■ Written instruction
Copy each line that has the string "this" somewhere in it.

■ Working data
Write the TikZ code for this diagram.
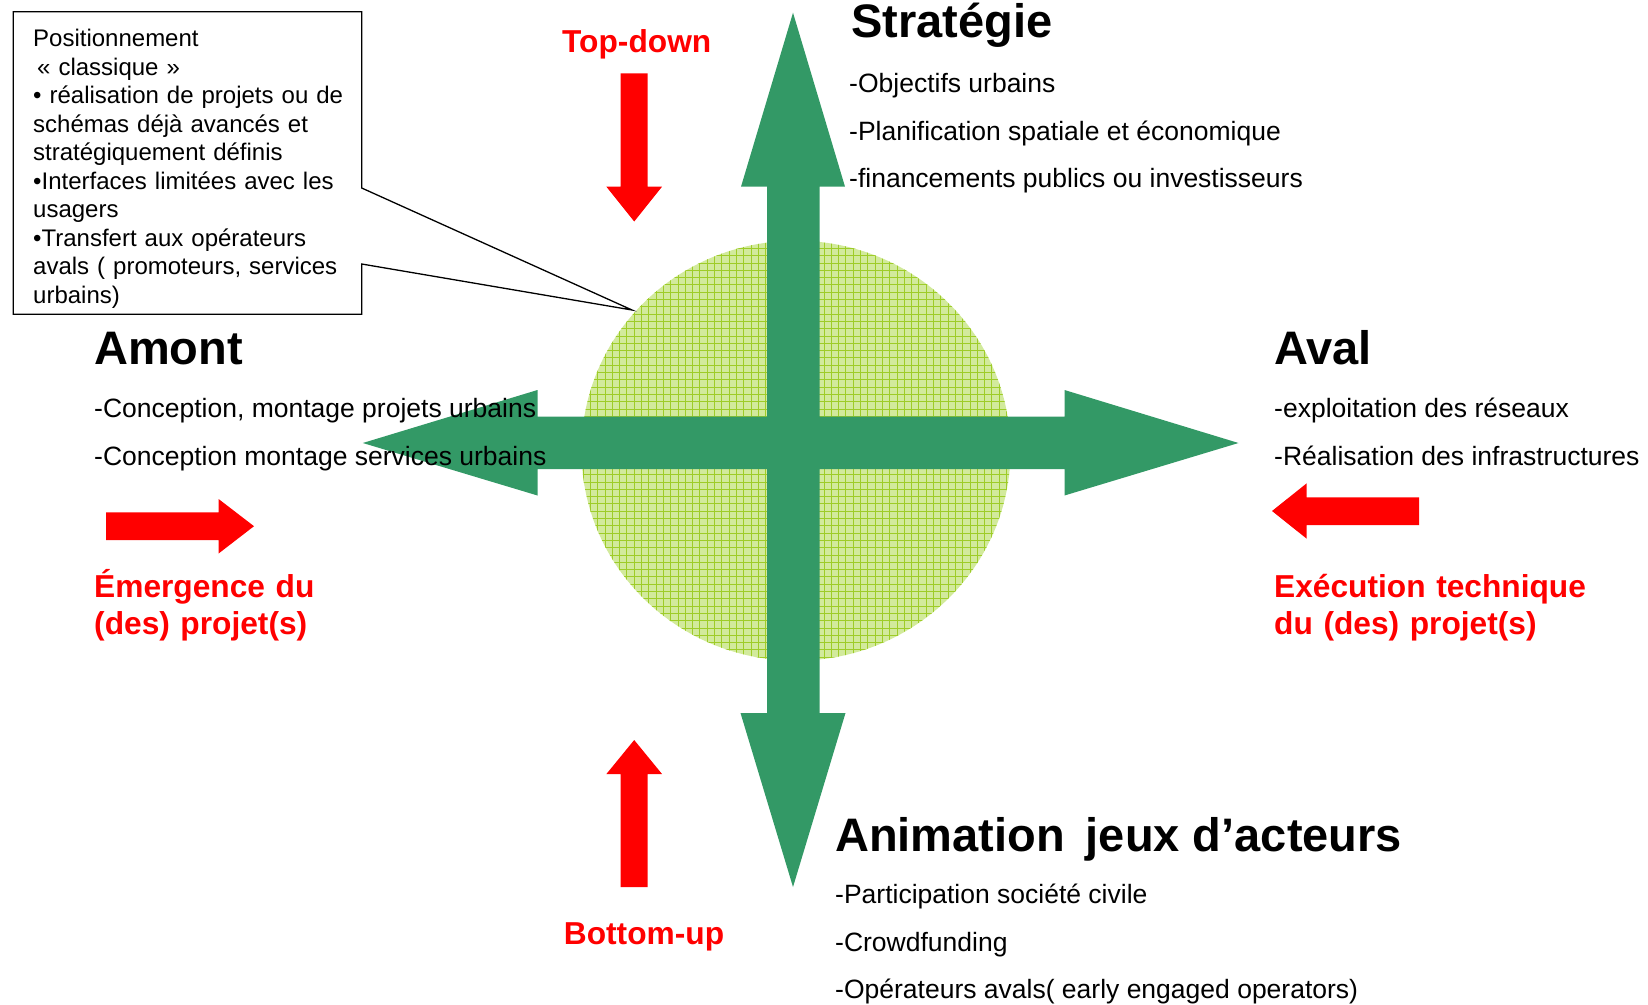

...

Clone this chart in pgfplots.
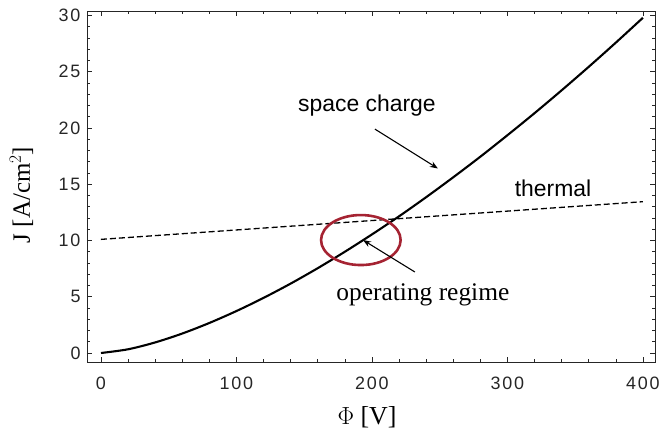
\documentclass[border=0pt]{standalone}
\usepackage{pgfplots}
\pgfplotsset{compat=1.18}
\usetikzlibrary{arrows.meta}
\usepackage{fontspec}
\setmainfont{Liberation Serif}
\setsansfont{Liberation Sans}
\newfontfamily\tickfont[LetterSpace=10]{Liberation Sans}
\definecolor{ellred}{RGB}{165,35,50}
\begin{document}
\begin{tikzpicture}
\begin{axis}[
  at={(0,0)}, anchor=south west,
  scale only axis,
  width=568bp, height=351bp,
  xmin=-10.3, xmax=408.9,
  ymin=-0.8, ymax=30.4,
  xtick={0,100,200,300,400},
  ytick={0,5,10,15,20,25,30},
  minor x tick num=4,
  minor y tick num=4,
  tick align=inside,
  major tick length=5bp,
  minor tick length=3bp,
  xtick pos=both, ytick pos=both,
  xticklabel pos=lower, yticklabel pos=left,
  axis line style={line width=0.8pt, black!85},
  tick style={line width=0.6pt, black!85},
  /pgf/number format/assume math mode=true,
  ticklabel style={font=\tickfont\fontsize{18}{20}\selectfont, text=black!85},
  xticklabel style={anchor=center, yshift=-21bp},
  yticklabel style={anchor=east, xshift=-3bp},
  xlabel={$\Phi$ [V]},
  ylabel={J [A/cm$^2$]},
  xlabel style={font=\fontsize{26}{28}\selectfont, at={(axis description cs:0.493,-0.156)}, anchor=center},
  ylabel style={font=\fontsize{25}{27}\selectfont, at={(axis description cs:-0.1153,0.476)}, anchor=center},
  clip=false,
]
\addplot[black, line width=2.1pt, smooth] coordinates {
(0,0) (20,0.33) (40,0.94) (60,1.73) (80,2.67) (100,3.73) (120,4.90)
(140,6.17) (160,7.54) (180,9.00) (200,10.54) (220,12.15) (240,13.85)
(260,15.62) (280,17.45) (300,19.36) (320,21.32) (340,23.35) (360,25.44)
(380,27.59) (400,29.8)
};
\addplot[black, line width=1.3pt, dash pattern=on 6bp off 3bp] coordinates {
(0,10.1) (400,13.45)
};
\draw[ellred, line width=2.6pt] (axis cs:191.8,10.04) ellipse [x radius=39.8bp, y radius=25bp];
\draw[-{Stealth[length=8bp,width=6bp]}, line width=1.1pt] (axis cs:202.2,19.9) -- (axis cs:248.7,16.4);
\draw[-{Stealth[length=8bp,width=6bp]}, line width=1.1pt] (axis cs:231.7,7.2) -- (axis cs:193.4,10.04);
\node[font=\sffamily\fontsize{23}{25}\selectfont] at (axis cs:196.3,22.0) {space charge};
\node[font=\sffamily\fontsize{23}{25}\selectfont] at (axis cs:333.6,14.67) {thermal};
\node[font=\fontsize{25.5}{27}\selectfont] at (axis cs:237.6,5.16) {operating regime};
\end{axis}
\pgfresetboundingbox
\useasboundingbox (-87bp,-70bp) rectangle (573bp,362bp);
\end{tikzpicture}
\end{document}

■ Finished answer
Write the TikZ code for this diagram.
Clone this chart in pgfplots.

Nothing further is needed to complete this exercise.